Forfeiture of Interest in Action

David C. Tingstad, Edmonds Lawyer

Last week, we discussed capital contribution in the context of Moses Land Grow LLC v. Brickstone Holdings LLC. This week, as promised, we will discuss the Brickstone remedy for a failure to contribute capital.

Brickstone Continued

As you will recall, Fladseth and Moses Land Grow LLC (MLG) agreed to form Brickstone Holdings LLC (BH) to purchase and develop a property in Seattle. In their LLC agreement, each member agreed to make capital contributions to fund the purchase. MLG fulfilled its obligation to contribute capital. Fladseth, on the other hand, used a variety of loans secured by the assets of BH to fund his capital contribution, which did not satisfy his obligation to contribute capital.

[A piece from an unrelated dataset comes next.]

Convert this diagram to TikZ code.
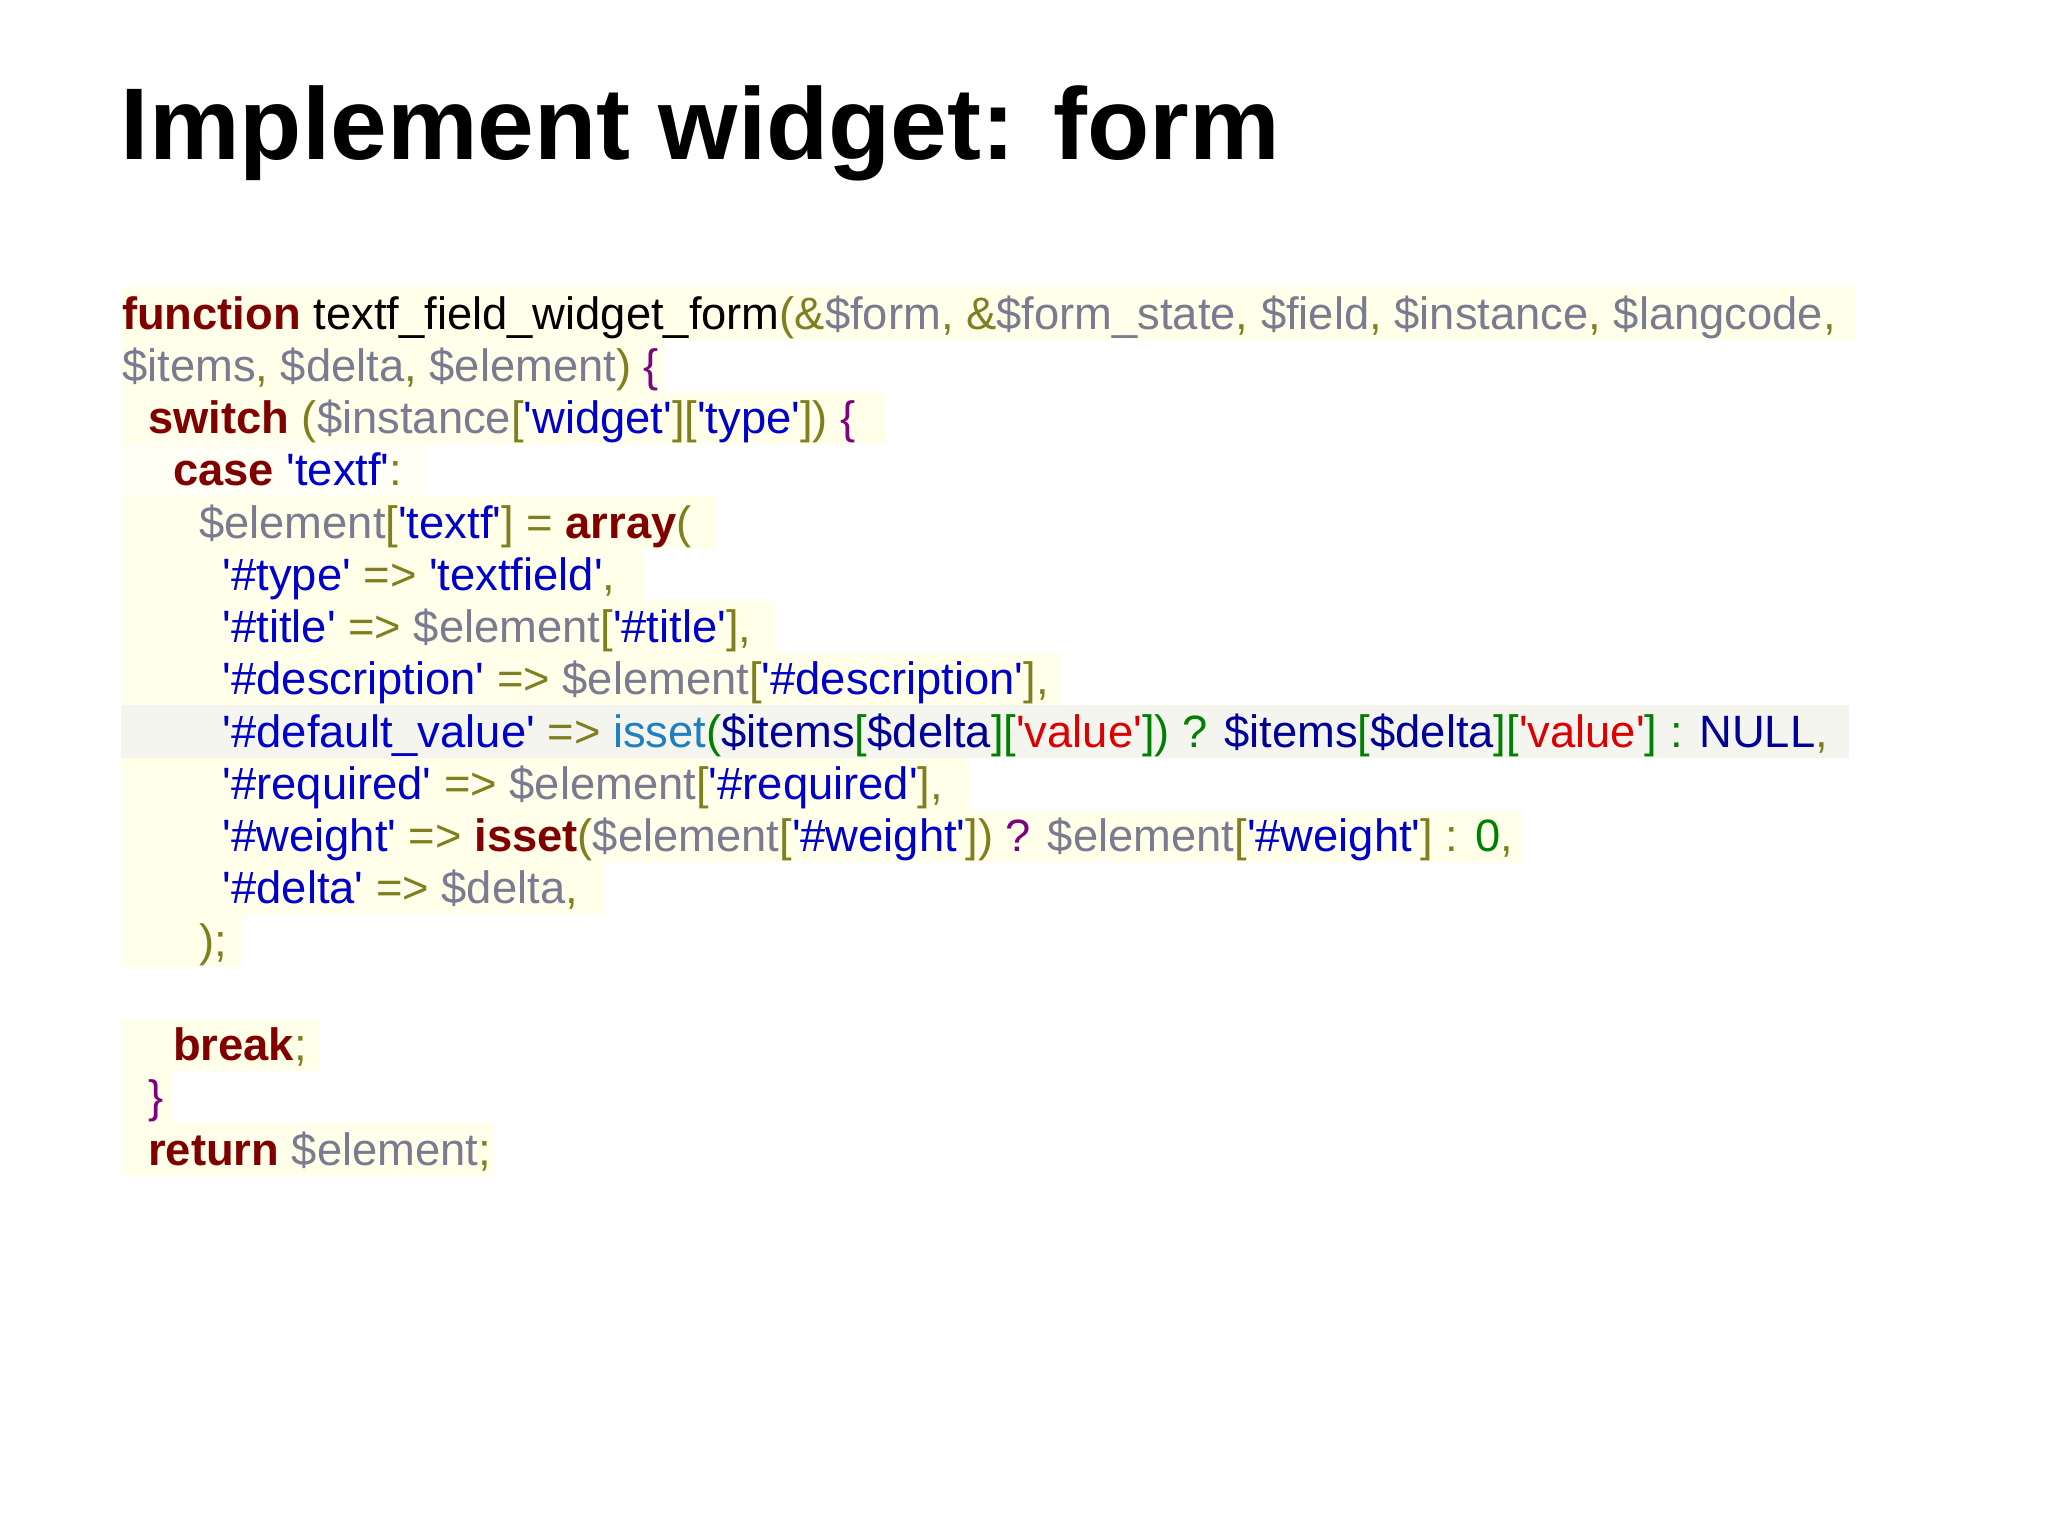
\documentclass[tikz,border=0pt]{standalone}
\usepackage{fontspec}
\setmainfont{Liberation Sans}
\definecolor{kwc}{HTML}{800000}
\definecolor{puc}{HTML}{7F7F1F}
\definecolor{vac}{HTML}{7A7A90}
\definecolor{stc}{HTML}{0000CC}
\definecolor{brc}{HTML}{800080}
\definecolor{cbc}{HTML}{1F7FC0}
\definecolor{cgc}{HTML}{008000}
\definecolor{crc}{HTML}{DD0000}
\definecolor{cnc}{HTML}{000099}
\definecolor{hl}{HTML}{FFFFEA}
\definecolor{hlg}{HTML}{F3F5EE}
\newcommand\q{\textquotesingle}
\newcommand\kw[1]{\textcolor{kwc}{\bfseries #1}}
\newcommand\pu[1]{\textcolor{puc}{#1}}
\newcommand\va[1]{\textcolor{vac}{#1}}
\newcommand\st[1]{\textcolor{stc}{#1}}
\newcommand\br[1]{\textcolor{brc}{#1}}
\newcommand\cb[1]{\textcolor{cbc}{#1}}
\newcommand\cg[1]{\textcolor{cgc}{#1}}
\newcommand\cre[1]{\textcolor{crc}{#1}}
\newcommand\cn[1]{\textcolor{cnc}{#1}}
\begin{document}
\begin{tikzpicture}[x=0.01306cm,y=-0.01306cm,
  code/.style={anchor=base west,inner sep=0pt,font=\fontsize{12.9pt}{15pt}\selectfont}]
\useasboundingbox[fill=white] (0,0) rectangle (1568,1176);
\foreach \n/\e in {1/1420,2/508,3/678,5/548,6/492,7/594,8/812,10/742,11/1165,12/462,13/185,15/244,16/132,17/378}
  \fill[hl] (93,{220+40*(\n-1)}) rectangle (\e,{260+40*(\n-1)});
\fill[hl!50!white] (93,340) rectangle (328,380);
\fill[hlg] (93,540) rectangle (1416,580);
\node[anchor=base west,inner sep=0pt,font=\fontsize{29pt}{34pt}\selectfont\bfseries] (title) at (92,122) {Implement widget: form};
\node[code] (l1) at (93,252) {\kw{function} textf\_field\_widget\_form\pu{(\&}\va{\$form}\pu{, \&}\va{\$form\_state}\pu{, }\va{\$field}\pu{, }\va{\$instance}\pu{, }\va{\$langcode}\pu{,}};
\node[code] (l2) at (93,292) {\va{\$items}\pu{, }\va{\$delta}\pu{, }\va{\$element}\pu{)} \br{\{}};
\node[code] (l3) at (113,332) {\kw{switch} \pu{(}\va{\$instance}\pu{[}\st{\q widget\q}\pu{][}\st{\q type\q}\pu{])} \br{\{}};
\node[code] (l4) at (132,372) {\kw{case} \st{\q textf\q}\pu{:}};
\node[code] (l5) at (152,412) {\va{\$element}\pu{[}\st{\q textf\q}\pu{] = }\kw{array}\pu{(}};
\node[code] (l6) at (170,452) {\st{\q\#type\q} \pu{=>} \st{\q textfield\q}\pu{,}};
\node[code] (l7) at (170,492) {\st{\q\#title\q} \pu{=>} \va{\$element}\pu{[}\st{\q\#title\q}\pu{],}};
\node[code] (l8) at (170,532) {\st{\q\#description\q} \pu{=>} \va{\$element}\pu{[}\st{\q\#description\q}\pu{],}};
\node[code] (l9) at (170,572) {\st{\q\#default\_value\q} \pu{=>} \cb{isset}\cg{(}\cn{\$items}\cg{[}\cn{\$delta}\cg{][}\cre{\q value\q}\cg{])} \cg{?} \cn{\$items}\cg{[}\cn{\$delta}\cg{][}\cre{\q value\q}\cg{]} \cg{:} \cn{NULL}\pu{,}};
\node[code] (l10) at (170,612) {\st{\q\#required\q} \pu{=>} \va{\$element}\pu{[}\st{\q\#required\q}\pu{],}};
\node[code] (l11) at (170,652) {\st{\q\#weight\q} \pu{=>} \kw{isset}\pu{(}\va{\$element}\pu{[}\st{\q\#weight\q}\pu{])} \br{?} \va{\$element}\pu{[}\st{\q\#weight\q}\pu{]} \pu{:} \cg{0}\pu{,}};
\node[code] (l12) at (170,692) {\st{\q\#delta\q} \pu{=>} \va{\$delta}\pu{,}};
\node[code] (l13) at (152,732) {\pu{);}};
\node[code] (l15) at (132,812) {\kw{break}\pu{;}};
\node[code] (l16) at (113,852) {\br{\}}};
\node[code] (l17) at (113,892) {\kw{return} \va{\$element}\pu{;}};
\end{tikzpicture}
\end{document}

The LLC agreement provided a remedy for “member’s failure to make their initial capital contribution within ten days from the effective date” of the LLC agreement.  The LLC agreement provided for “the defaulting member’s interest termination,” otherwise known as a forfeiture of interest.   

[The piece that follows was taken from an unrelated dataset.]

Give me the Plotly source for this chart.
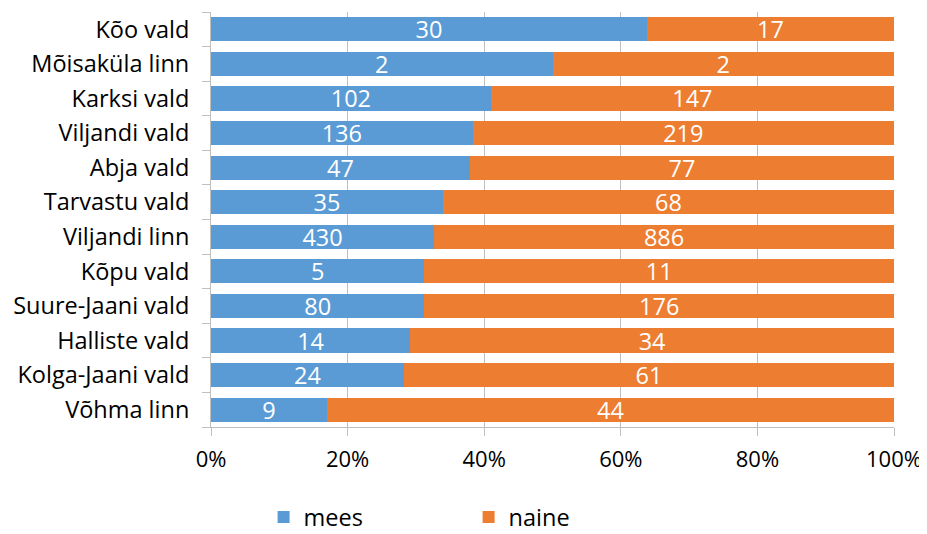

Fladseth’s Forfeiture of Interest

In my previous post, I elaborated upon possible remedies for failure to contribute capital, including forfeiture of interest. Applying our prior discussion to Brickstone, forfeiture of interest was the resultant remedy outlined in the operating agreement. While this may be considered a drastic remedy, the fear of forfeiting some (or all) of a defaulting member’s interest is intended to be the “encouragement” a member needs to plan for contribution. Unfortunately for Fladseth, this “encouragement” may have pushed him to find funding outside the confines of the operating agreement, resulting in his failed contribution. This mistake led to a complete forfeiture of his interest. Had MLG allowed Fladseth to remain a member notwithstanding his failed capital contribution, it may have been fatal to the venture. 

A Remaining Question

In light of our discussion above, this case remains a bit of a head scratcher when considering the damages awarded to MLG. The court took the $900,000 sale price and subtracted the $104,188.33 closing costs, leaving $795,811.67 of net sales proceeds. The court awarded MLG 50% of those proceeds, or $397,905.83. It is unclear, however, why MLG was entitled to only 50% of that amount. If Fladseth’s interest were terminated, why wouldn’t 100% of the proceeds go to MLG? This may be a question for another day.